§ TASK DIRECTIONS: Return the listing below in full, with every line exactly as it is.

§ DATA PROVIDED:
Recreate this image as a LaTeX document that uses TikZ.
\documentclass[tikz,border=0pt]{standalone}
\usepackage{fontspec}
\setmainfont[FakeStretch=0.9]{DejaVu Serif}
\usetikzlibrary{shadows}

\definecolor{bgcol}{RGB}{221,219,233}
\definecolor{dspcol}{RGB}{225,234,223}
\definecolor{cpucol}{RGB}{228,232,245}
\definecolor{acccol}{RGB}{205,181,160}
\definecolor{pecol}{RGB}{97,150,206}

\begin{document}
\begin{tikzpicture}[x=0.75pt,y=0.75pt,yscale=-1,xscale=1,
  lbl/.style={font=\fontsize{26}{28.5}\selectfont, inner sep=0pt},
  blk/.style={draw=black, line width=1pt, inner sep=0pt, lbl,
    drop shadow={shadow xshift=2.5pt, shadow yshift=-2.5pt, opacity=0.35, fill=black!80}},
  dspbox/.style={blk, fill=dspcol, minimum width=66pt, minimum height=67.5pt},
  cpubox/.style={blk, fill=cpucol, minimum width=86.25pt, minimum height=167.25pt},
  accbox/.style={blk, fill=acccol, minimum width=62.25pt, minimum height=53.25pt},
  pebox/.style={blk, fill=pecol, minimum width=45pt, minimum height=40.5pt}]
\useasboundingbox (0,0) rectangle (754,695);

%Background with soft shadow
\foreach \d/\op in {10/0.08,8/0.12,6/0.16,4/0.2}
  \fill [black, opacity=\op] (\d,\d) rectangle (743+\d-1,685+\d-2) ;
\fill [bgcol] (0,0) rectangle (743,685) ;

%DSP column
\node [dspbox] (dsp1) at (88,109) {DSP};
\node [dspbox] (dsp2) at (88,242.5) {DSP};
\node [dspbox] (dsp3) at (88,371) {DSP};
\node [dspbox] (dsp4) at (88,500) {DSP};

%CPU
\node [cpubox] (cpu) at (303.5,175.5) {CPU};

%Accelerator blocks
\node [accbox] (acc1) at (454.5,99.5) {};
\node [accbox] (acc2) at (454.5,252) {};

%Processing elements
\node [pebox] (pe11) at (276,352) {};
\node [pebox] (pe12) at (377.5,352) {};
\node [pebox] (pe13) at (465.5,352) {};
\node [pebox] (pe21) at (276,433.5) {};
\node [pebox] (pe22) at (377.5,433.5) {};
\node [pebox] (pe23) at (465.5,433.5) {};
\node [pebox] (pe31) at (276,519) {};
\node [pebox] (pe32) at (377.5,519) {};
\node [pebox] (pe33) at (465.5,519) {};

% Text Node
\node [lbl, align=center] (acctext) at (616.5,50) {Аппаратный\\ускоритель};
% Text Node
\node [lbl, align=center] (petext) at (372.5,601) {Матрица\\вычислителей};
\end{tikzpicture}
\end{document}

§ TASK RESPONSE:
Recreate this image as a LaTeX document that uses TikZ.
\documentclass[tikz,border=0pt]{standalone}
\usepackage{fontspec}
\setmainfont[FakeStretch=0.9]{DejaVu Serif}
\usetikzlibrary{shadows}

\definecolor{bgcol}{RGB}{221,219,233}
\definecolor{dspcol}{RGB}{225,234,223}
\definecolor{cpucol}{RGB}{228,232,245}
\definecolor{acccol}{RGB}{205,181,160}
\definecolor{pecol}{RGB}{97,150,206}

\begin{document}
\begin{tikzpicture}[x=0.75pt,y=0.75pt,yscale=-1,xscale=1,
  lbl/.style={font=\fontsize{26}{28.5}\selectfont, inner sep=0pt},
  blk/.style={draw=black, line width=1pt, inner sep=0pt, lbl,
    drop shadow={shadow xshift=2.5pt, shadow yshift=-2.5pt, opacity=0.35, fill=black!80}},
  dspbox/.style={blk, fill=dspcol, minimum width=66pt, minimum height=67.5pt},
  cpubox/.style={blk, fill=cpucol, minimum width=86.25pt, minimum height=167.25pt},
  accbox/.style={blk, fill=acccol, minimum width=62.25pt, minimum height=53.25pt},
  pebox/.style={blk, fill=pecol, minimum width=45pt, minimum height=40.5pt}]
\useasboundingbox (0,0) rectangle (754,695);

%Background with soft shadow
\foreach \d/\op in {10/0.08,8/0.12,6/0.16,4/0.2}
  \fill [black, opacity=\op] (\d,\d) rectangle (743+\d-1,685+\d-2) ;
\fill [bgcol] (0,0) rectangle (743,685) ;

%DSP column
\node [dspbox] (dsp1) at (88,109) {DSP};
\node [dspbox] (dsp2) at (88,242.5) {DSP};
\node [dspbox] (dsp3) at (88,371) {DSP};
\node [dspbox] (dsp4) at (88,500) {DSP};

%CPU
\node [cpubox] (cpu) at (303.5,175.5) {CPU};

%Accelerator blocks
\node [accbox] (acc1) at (454.5,99.5) {};
\node [accbox] (acc2) at (454.5,252) {};

%Processing elements
\node [pebox] (pe11) at (276,352) {};
\node [pebox] (pe12) at (377.5,352) {};
\node [pebox] (pe13) at (465.5,352) {};
\node [pebox] (pe21) at (276,433.5) {};
\node [pebox] (pe22) at (377.5,433.5) {};
\node [pebox] (pe23) at (465.5,433.5) {};
\node [pebox] (pe31) at (276,519) {};
\node [pebox] (pe32) at (377.5,519) {};
\node [pebox] (pe33) at (465.5,519) {};

% Text Node
\node [lbl, align=center] (acctext) at (616.5,50) {Аппаратный\\ускоритель};
% Text Node
\node [lbl, align=center] (petext) at (372.5,601) {Матрица\\вычислителей};
\end{tikzpicture}
\end{document}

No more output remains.